Reputation: 297
i need to check for duplicate values that might occur in a dictionary. I have a dictionary in the following layout. Any advise is welcome! thanks so much
the original dictionary
dic = {'ab1': [{'ans': 'Male', 'val': '1'},
{'ans': 'Female', 'val': '2'},
{'ans': 'Other', 'val': '3'},
{'ans': 'Prefer not to answer', 'val': '3'}],
'bc1': [{'ans': 'Employed', 'val': '1'},
{'ans': 'Unemployed', 'val': '2'},
{'ans': 'Student', 'val': '3'},
{'ans': 'Retired', 'val': '4'},
{'ans': 'Part-time', 'val': '5'},
{'ans': 'Prefer not to answer', 'val': '7'}],
'bc2': [{'ans': 'Mother',
'val': '1'},
{'ans': 'Father ', 'val': '2'},
{'ans': 'Brother', 'val': '3'},
{'ans': 'Sister', 'val': '4'},
{'ans': 'Grandmother', 'val': '4'},
{'ans': 'Grandfather', 'val': '6'},
{'ans': 'Son', 'val': '7'},
{'ans': 'Daughter', 'val': '8'}]}
the expected output - a list that contains ONLY items with identical values per key - so only this
ab1: Other 3, Prefer not to answer 3
bc2: Sister 4, Grandmother 4
code I have tried it aims to reverse the dictionary first - but throws unhashable type list error i think because it treats it as a list when in fact the dict might be a tupple but i don't know how to change it
rev_dict = {}
for k, v in dic.items():
rev_dict.setdefault(v, set()).add(k)
res = set(chain.from_iterable(v for k, v in rev_dict.items()
if len(v) > 1))
Upvotes: 4
Views: 734
Reputation: 2283
The panda's answer is certainly nicer:
lst = []
for i in dic.keys():
counts = Counter([j['val'] for j in dic[i]])

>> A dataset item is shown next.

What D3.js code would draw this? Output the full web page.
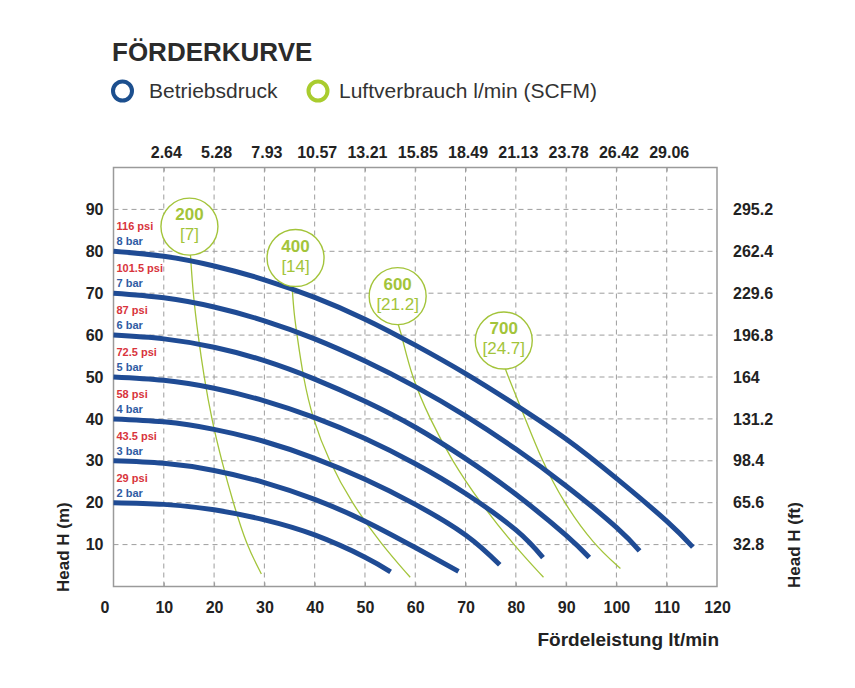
<!DOCTYPE html>
<html>
<head>
<meta charset="utf-8">
<script src="https://cdn.jsdelivr.net/npm/d3@7"></script>
<style>
  body { margin: 0; background: #fff; }
  svg { font-family: "Liberation Sans", Arial, sans-serif; }
</style>
</head>
<body>
<svg id="chart" width="855" height="688"></svg>
<script>
// flow in l/min, head in m
const flowTicks = [10, 20, 30, 40, 50, 60, 70, 80, 90, 100, 110];
const bottomTicks = [0, 10, 20, 30, 40, 50, 60, 70, 80, 90, 100, 110, 120];
const gallonLabels = ["2.64", "5.28", "7.93", "10.57", "13.21", "15.85", "18.49", "21.13", "23.78", "26.42", "29.06"];
const headTicks = [10, 20, 30, 40, 50, 60, 70, 80, 90];
const feetLabels = ["32.8", "65.6", "98.4", "131.2", "164", "196.8", "229.6", "262.4", "295.2"];

const barLabels = ["2 bar", "3 bar", "4 bar", "5 bar", "6 bar", "7 bar", "8 bar"];
const psiLabels = ["29 psi", "43.5 psi", "58 psi", "72.5 psi", "87 psi", "101.5 psi", "116 psi"];

const curve2 = [[0,20],[10,19.6],[20,18.3],[30,15.9],[40,12.3],[50,7.0],[55.1,3.5]];
const curve3 = [[0,30],[10,29.4],[20,27.7],[30,24.8],[40,20.8],[50,15.6],[60,9.3],[68.6,3.6]];
const curve4 = [[0,40],[10,39.3],[20,37.5],[30,34.6],[40,30.6],[50,25.6],[60,19.6],[70,12.3],[76.8,5.2]];
const curve5 = [[0,50],[10,49.2],[20,47.3],[30,44.3],[40,40.3],[50,35.3],[60,29.3],[70,22.2],[80,13.5],[85.4,6.9]];
const curve6 = [[0,60],[10,59.1],[20,57.1],[30,53.9],[40,49.5],[50,44.2],[60,38.0],[70,30.5],[80,22.0],[90,12.2],[94.6,6.9]];
const curve7 = [[0,70],[10,68.9],[20,66.7],[30,63.4],[40,59.1],[50,53.8],[60,47.7],[70,40.7],[80,32.8],[90,24.0],[100,14.1],[104.6,8.5]];
const curve8 = [[0,80],[10,78.8],[20,76.5],[30,73.2],[40,69.0],[50,63.8],[60,57.6],[70,50.8],[80,43.3],[90,35.2],[100,25.8],[110,15.6],[115.2,9.4]];

const airNames = ["200", "400", "600", "700"];
const airScfm = ["[7]", "[14]", "[21.2]", "[24.7]"];
const airBubbles = [[15.1,85.9],[36.2,78.4],[56.5,69.3],[77.6,58.7]];
const air200 = [[15.3,79.2],[15.8,70],[16.8,60],[18,50],[19.5,40],[21.5,30],[23.8,20],[26.4,10],[29.4,3]];
const air400 = [[35.5,71.7],[35.9,65],[36.5,60],[37.7,50],[39.6,40],[42.8,30],[47.3,20],[53.3,10],[59,2.2]];
const air600 = [[56.6,62.6],[57.3,60],[59.3,50],[62.9,40],[67.3,30],[72.9,20],[79.5,10],[85.5,2.2]];
const air700 = [[77.9,52],[78.5,50],[81.9,40],[85.2,30],[89.5,20],[95.5,10],[100.8,4.3]];

const pumpCurves = [curve2, curve3, curve4, curve5, curve6, curve7, curve8];
const airLines = [air200, air400, air600, air700];

const blue = "#1f4b94", green = "#a3c43a", red = "#d8343c", labelBlue = "#2f5ba3", ink = "#222";

const svg = d3.select("#chart");
const x = d3.scaleLinear().domain([0, 120]).range([113.5, 717]);
const y = d3.scaleLinear().domain([0, 100]).range([586.5, 167.5]);

// title + legend
svg.append("text").attr("x", 112).attr("y", 60.5)
    .attr("font-size", 26).attr("font-weight", "bold").attr("fill", "#2b2b2b")
    .text("FÖRDERKURVE");

const legend = [
    {cx: 122.5, color: "#1c4f8e", tx: 149, label: "Betriebsdruck"},
    {cx: 318, color: "#a9cc2e", tx: 339, label: "Luftverbrauch l/min (SCFM)"}
];
legend.forEach(d => {
    svg.append("circle").attr("cx", d.cx).attr("cy", 91).attr("r", 9.5)
        .attr("fill", "none").attr("stroke", d.color).attr("stroke-width", 4);
    svg.append("text").attr("x", d.tx).attr("y", 97.5)
        .attr("font-size", 21).attr("fill", "#333").text(d.label);
});

// grid
const grid = svg.append("g").attr("stroke", "#9d9d9d").attr("stroke-width", 1).attr("stroke-dasharray", "5,4");
grid.selectAll(".vg").data(flowTicks).enter().append("line")
    .attr("x1", d => x(d)).attr("x2", d => x(d))
    .attr("y1", y(100)).attr("y2", y(0));
grid.selectAll(".hg").data(headTicks).enter().append("line")
    .attr("x1", x(0)).attr("x2", x(120))
    .attr("y1", d => y(d)).attr("y2", d => y(d));

svg.append("rect")
    .attr("x", x(0)).attr("y", y(100))
    .attr("width", x(120) - x(0)).attr("height", y(0) - y(100))
    .attr("fill", "none").attr("stroke", "#9a9a9a").attr("stroke-width", 1.5);

// axes
function styleAxis(g) {
    g.select(".domain").remove();
    g.selectAll(".tick line").attr("stroke", "#9a9a9a");
    g.selectAll(".tick text").attr("font-size", 16).attr("font-weight", "bold").attr("fill", ink);
}

const bottomAxis = svg.append("g").attr("transform", `translate(0,${y(0)})`)
    .call(d3.axisBottom(x).tickValues(bottomTicks).tickSizeInner(-4).tickSizeOuter(0).tickPadding(15))
    .call(styleAxis);
bottomAxis.selectAll(".tick").filter(d => d === 0).select("text").attr("dx", -9);
bottomAxis.selectAll(".tick").filter(d => d === 0 || d === 120).select("line").remove();

svg.append("g").attr("transform", `translate(0,${y(100)})`)
    .call(d3.axisTop(x).tickValues(flowTicks).tickFormat((d, i) => gallonLabels[i])
        .tickSizeInner(-4).tickSizeOuter(0).tickPadding(10))
    .call(styleAxis)
    .selectAll(".tick text").attr("dx", 2);

svg.append("g").attr("transform", `translate(${x(0)},0)`)
    .call(d3.axisLeft(y).tickValues(headTicks).tickSize(0).tickPadding(10))
    .call(styleAxis);

svg.append("g").attr("transform", `translate(${x(120)},0)`)
    .call(d3.axisRight(y).tickValues(headTicks).tickFormat((d, i) => feetLabels[i])
        .tickSize(0).tickPadding(16))
    .call(styleAxis);

svg.append("text").attr("x", 719).attr("y", 646).attr("text-anchor", "end")
    .attr("font-size", 19).attr("font-weight", "bold").attr("fill", ink)
    .text("Fördeleistung lt/min");
svg.append("text").attr("transform", "translate(69,592) rotate(-90)")
    .attr("font-size", 17).attr("font-weight", "bold").attr("fill", ink)
    .text("Head H (m)");
svg.append("text").attr("transform", "translate(800,588) rotate(-90)")
    .attr("font-size", 17).attr("font-weight", "bold").attr("fill", ink)
    .text("Head H (ft)");

// air consumption lines
const airLine = d3.line().x(d => x(d[0])).y(d => y(d[1])).curve(d3.curveBasis);
svg.append("g").selectAll("path").data(airLines).enter().append("path")
    .attr("d", airLine).attr("fill", "none").attr("stroke", green).attr("stroke-width", 1.3);

// pump curves
const pumpLine = d3.line().x(d => x(d[0])).y(d => y(d[1])).curve(d3.curveNatural);
svg.append("g").selectAll("path").data(pumpCurves).enter().append("path")
    .attr("d", pumpLine).attr("fill", "none").attr("stroke", blue).attr("stroke-width", 5);

// bubbles
const bubbles = svg.append("g").selectAll("g").data(airBubbles).enter().append("g")
    .attr("transform", d => `translate(${x(d[0])},${y(d[1])})`);
bubbles.append("circle").attr("r", 28.5).attr("fill", "#fff").attr("stroke", green).attr("stroke-width", 1.4);
bubbles.append("text").attr("y", -6.5).attr("text-anchor", "middle")
    .attr("font-size", 17).attr("font-weight", "bold").attr("fill", green)
    .text((d, i) => airNames[i]);
bubbles.append("text").attr("y", 13.5).attr("text-anchor", "middle")
    .attr("font-size", 17).attr("fill", green)
    .text((d, i) => airScfm[i]);

// pressure labels
const labels = svg.append("g").attr("font-size", 11).attr("font-weight", "bold");
pumpCurves.forEach((c, i) => {
    labels.append("text").attr("x", x(0) + 3).attr("y", y(c[0][1]) - 21)
        .attr("fill", red).text(psiLabels[i]);
    labels.append("text").attr("x", x(0) + 3).attr("y", y(c[0][1]) - 6)
        .attr("fill", labelBlue).text(barLabels[i]);
});
</script>
</body>
</html>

new = {j['ans']: j['val'] for j in dic[i] if counts[j['val']] > 1}
lst.append(i + ': ' + ', '.join(['{} {}'.format(i, new[i]) for i in new])) if new else None
Upvotes: 1
Reputation: 78650
You've not specified an exact output format, but since you tagged pandas
, here's a pandas
solution.
import pandas as pd
{k: pd.DataFrame(v)[lambda df: df['val'].duplicated(keep=False)].to_dict(orient='records') for k, v in dic.items()}
Output:
{
'ab1': [{'ans': 'Other', 'val': '3'},
{'ans': 'Prefer not to answer', 'val': '3'}],
'bc1': [],
'bc2': [{'ans': 'Sister', 'val': '4'}, {'ans': 'Grandmother', 'val': '4'}]
}
Upvotes: 2
Reputation: 825
Import itertools and try this:
list(itertools.chain(*[[(k, i['ans'],i['val']) for i in v] for k, v in dic.items()]))
Long version
import itertools
lst = []
for k,v in dic.items():
for i in v:
tup = (k, i['ans'],i['val'])
lst.append(tup)
list(itertools.chain(*lst))
Upvotes: 0